The nationwide class action suit that involved Google and Nickelodeon allegedly tracking our innocent, innocent children was largely defeated by the defending companies recently. The Court of Appeals for the Third Circuit felt that planting cookies on children's computers and devices didn't run afoul of both state and federal laws, at least not the ones the parents identified.

It wasn't a complete victory for Viacom, Nickelodeon's parent company, though. The federal court allowed one privacy claim against the entertainment company stand as it had collected children's information despite promises not to do so. It looks like completely fibbing parents still isn't kosher in corporate America.

Another Round of Victories

In case you've forgotten, the Third Circuit previously found, late last year, that Google was not liable under the federal privacy laws for skirting Apple's Safari's cookie blocker -- same for the cookie blocker on Internet Explorer. Cookies must live on!

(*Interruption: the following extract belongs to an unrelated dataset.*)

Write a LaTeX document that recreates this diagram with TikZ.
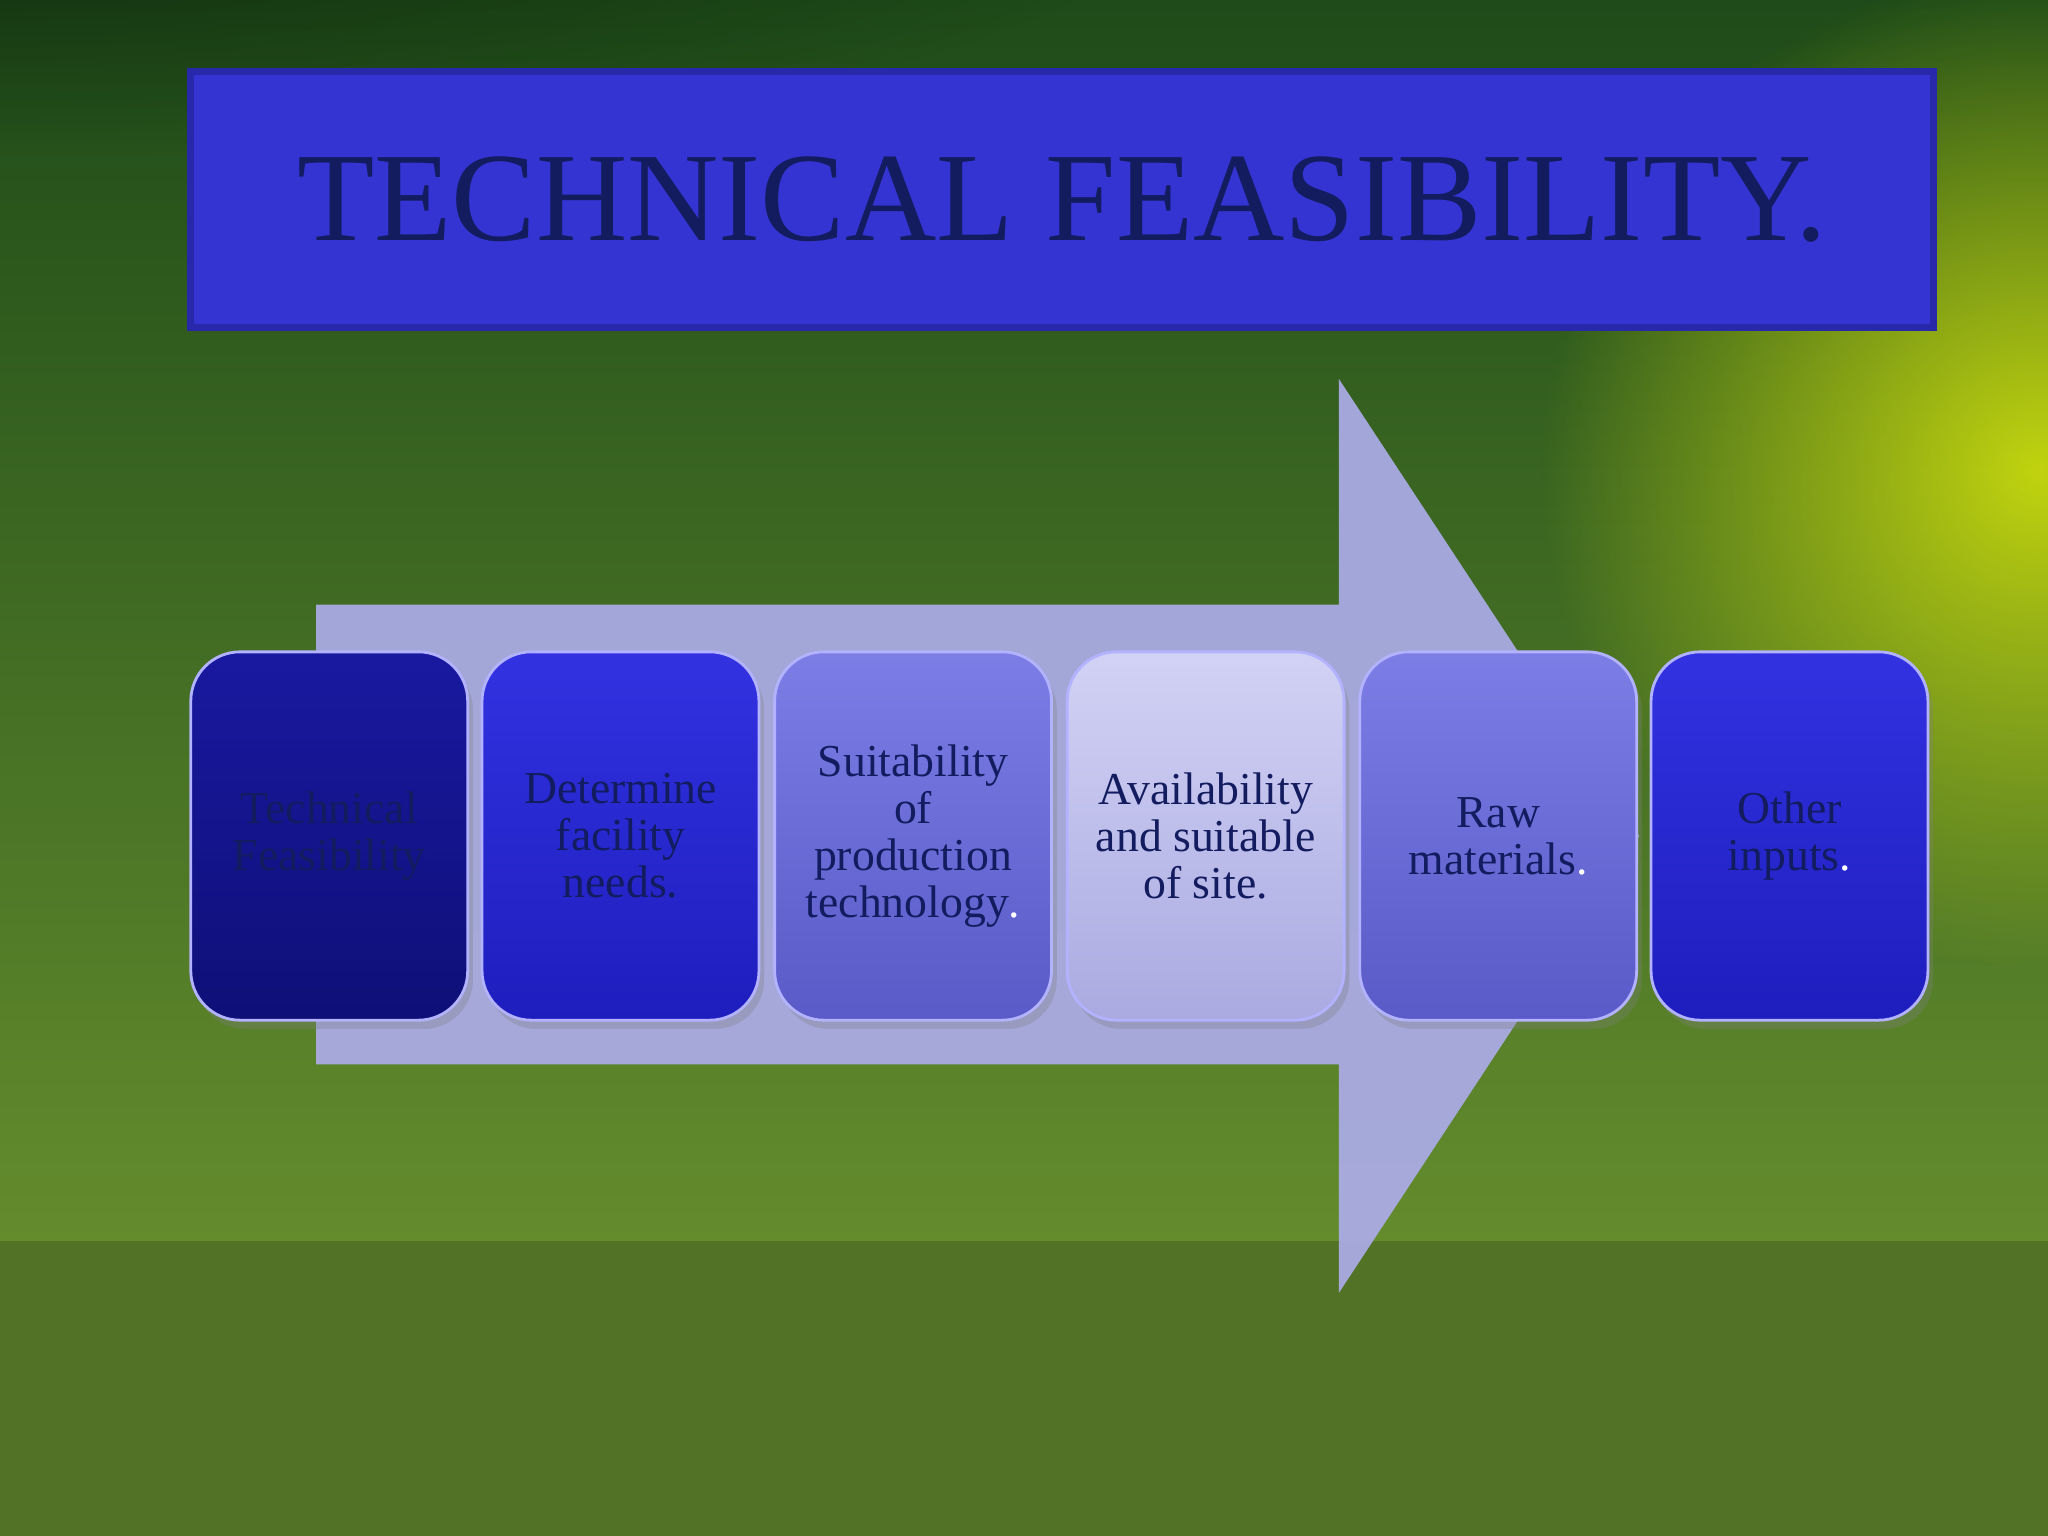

In the current case, Circuit Judge Julio Fuentes (who wrote the previous decision too) said that the previous ruling was the writing on the wall for any parents' claims against the defendant companies.

Video Privacy Protection Act

The judge rejected the plaintiffs' theory that the Viacom-Google relationship violated the 1988 Video Privacy Protection Act. That law was quickly brought into existence in 1988, over fears that people's video watching habits were being tracked when patronizing shops like Blockbuster Video.

Although the law was recently amended, Judge Fuentes declared that Congress never intended it to apply to the collection of users' IP address browser settings and other features that did not exist at the time of the bill. He argued that the kinds of personal user information disclosures made between the companies were "too far afield" from the proper application of the law to trigger liability.

The privacy issue was remanded back to the lower court to be determined on the merits.